**WHAT TO WORK ON:** Copy out the whole listing exactly as written, leaving the pictures behind.

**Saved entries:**
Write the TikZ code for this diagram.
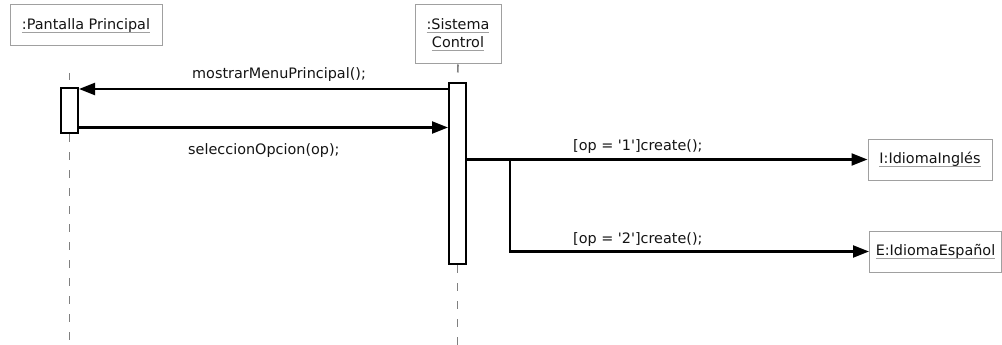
\documentclass[tikz,border=0pt]{standalone}
\usepackage{fontspec}
\setmainfont{DejaVu Sans}
\usetikzlibrary{arrows.meta}
\definecolor{boxgray}{HTML}{A0A0A0}
\definecolor{linegray}{HTML}{808080}
\definecolor{txt}{HTML}{141414}
\newsavebox{\myulbox}
\newcommand{\ulname}[1]{\sbox{\myulbox}{#1}\rlap{\textcolor{boxgray}{\rule[-3.5pt]{\wd\myulbox}{1pt}}}\usebox{\myulbox}}
\begin{document}
\begin{tikzpicture}[x=1pt,y=-1pt,
  obj/.style={draw=boxgray,line width=1pt,fill=white,inner sep=0pt,align=center,text=txt,font=\fontsize{14.4}{17}\selectfont},
  act/.style={draw=black,line width=2pt,fill=white,inner sep=0pt,minimum width=17pt},
  life/.style={draw=linegray,line width=1.6pt,dash pattern=on 8pt off 10pt},
  msg/.style={draw=black,line width=2.2pt,-{Triangle[length=16pt,width=12pt]}},
  lbl/.style={font=\fontsize{14.4}{17}\selectfont,text=txt,inner sep=0pt}]
\useasboundingbox (0,0) rectangle (1002,345);
% objects
\node[obj,minimum width=152pt,minimum height=41pt] (pp) at (86,25.5) {\ulname{:Pantalla Principal}};
\node[obj,minimum width=86pt,minimum height=59pt] (sc) at (458,34.5) {\ulname{:Sistema}\\[1pt]\ulname{Control}};
\node[obj,minimum width=124pt,minimum height=41pt] (ii) at (930,159.5) {\ulname{I:IdiomaInglés}};
\node[obj,minimum width=132pt,minimum height=41pt] (ie) at (935.5,251.5) {\ulname{E:IdiomaEspañol}};
% activations
\node[act,minimum height=45pt] (a1) at (69.5,110.5) {};
\node[act,minimum height=181pt] (a2) at (457.5,173.5) {};
\coordinate (e1) at (69.5,345);
\coordinate (e2) at (457.5,345);
% lifelines
\draw[life,dash phase=1pt] (a1.north |- 0,73) -- (a1.north);
\draw[life,dash phase=0pt] (a1.south) -- (e1);
\draw[life] (sc.south) -- (a2.north);
\draw[life] (a2.south) -- (e2);
% messages
\draw[msg] (a2.west |- 0,89) -- (a1.east |- 0,89);
\node[lbl,anchor=base west] at (192,79) {mostrarMenuPrincipal();};
\draw[msg] (a1.east |- 0,127.5) -- (a2.west |- 0,127.5);
\node[lbl,anchor=base west] at (188,154) {seleccionOpcion(op);};
\coordinate (br) at (510,160);
\draw[msg] (a2.east |- ii.west) -- (ii.west);
\node[lbl,anchor=base west] at (573,150) {[op = \textquotesingle 1\textquotesingle]create();};
\draw[msg] (br) |- (ie.west);
\node[lbl,anchor=base west] at (573,243) {[op = \textquotesingle 2\textquotesingle]create();};
\end{tikzpicture}
\end{document}
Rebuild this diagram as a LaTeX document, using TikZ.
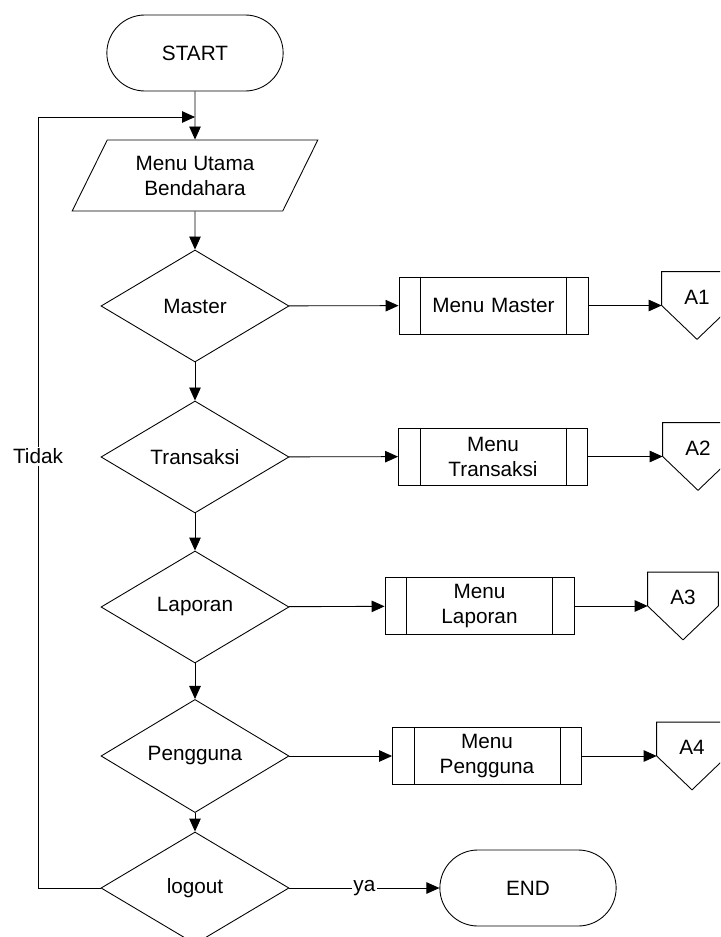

**WRITTEN SOLUTION:**
Write the TikZ code for this diagram.
\documentclass[tikz,border=0pt]{standalone}
\usepackage{fontspec}
\setmainfont{DejaVu Sans}
\usetikzlibrary{arrows.meta}
\definecolor{boxgray}{HTML}{A0A0A0}
\definecolor{linegray}{HTML}{808080}
\definecolor{txt}{HTML}{141414}
\newsavebox{\myulbox}
\newcommand{\ulname}[1]{\sbox{\myulbox}{#1}\rlap{\textcolor{boxgray}{\rule[-3.5pt]{\wd\myulbox}{1pt}}}\usebox{\myulbox}}
\begin{document}
\begin{tikzpicture}[x=1pt,y=-1pt,
  obj/.style={draw=boxgray,line width=1pt,fill=white,inner sep=0pt,align=center,text=txt,font=\fontsize{14.4}{17}\selectfont},
  act/.style={draw=black,line width=2pt,fill=white,inner sep=0pt,minimum width=17pt},
  life/.style={draw=linegray,line width=1.6pt,dash pattern=on 8pt off 10pt},
  msg/.style={draw=black,line width=2.2pt,-{Triangle[length=16pt,width=12pt]}},
  lbl/.style={font=\fontsize{14.4}{17}\selectfont,text=txt,inner sep=0pt}]
\useasboundingbox (0,0) rectangle (1002,345);
% objects
\node[obj,minimum width=152pt,minimum height=41pt] (pp) at (86,25.5) {\ulname{:Pantalla Principal}};
\node[obj,minimum width=86pt,minimum height=59pt] (sc) at (458,34.5) {\ulname{:Sistema}\\[1pt]\ulname{Control}};
\node[obj,minimum width=124pt,minimum height=41pt] (ii) at (930,159.5) {\ulname{I:IdiomaInglés}};
\node[obj,minimum width=132pt,minimum height=41pt] (ie) at (935.5,251.5) {\ulname{E:IdiomaEspañol}};
% activations
\node[act,minimum height=45pt] (a1) at (69.5,110.5) {};
\node[act,minimum height=181pt] (a2) at (457.5,173.5) {};
\coordinate (e1) at (69.5,345);
\coordinate (e2) at (457.5,345);
% lifelines
\draw[life,dash phase=1pt] (a1.north |- 0,73) -- (a1.north);
\draw[life,dash phase=0pt] (a1.south) -- (e1);
\draw[life] (sc.south) -- (a2.north);
\draw[life] (a2.south) -- (e2);
% messages
\draw[msg] (a2.west |- 0,89) -- (a1.east |- 0,89);
\node[lbl,anchor=base west] at (192,79) {mostrarMenuPrincipal();};
\draw[msg] (a1.east |- 0,127.5) -- (a2.west |- 0,127.5);
\node[lbl,anchor=base west] at (188,154) {seleccionOpcion(op);};
\coordinate (br) at (510,160);
\draw[msg] (a2.east |- ii.west) -- (ii.west);
\node[lbl,anchor=base west] at (573,150) {[op = \textquotesingle 1\textquotesingle]create();};
\draw[msg] (br) |- (ie.west);
\node[lbl,anchor=base west] at (573,243) {[op = \textquotesingle 2\textquotesingle]create();};
\end{tikzpicture}
\end{document}
Rebuild this diagram as a LaTeX document, using TikZ.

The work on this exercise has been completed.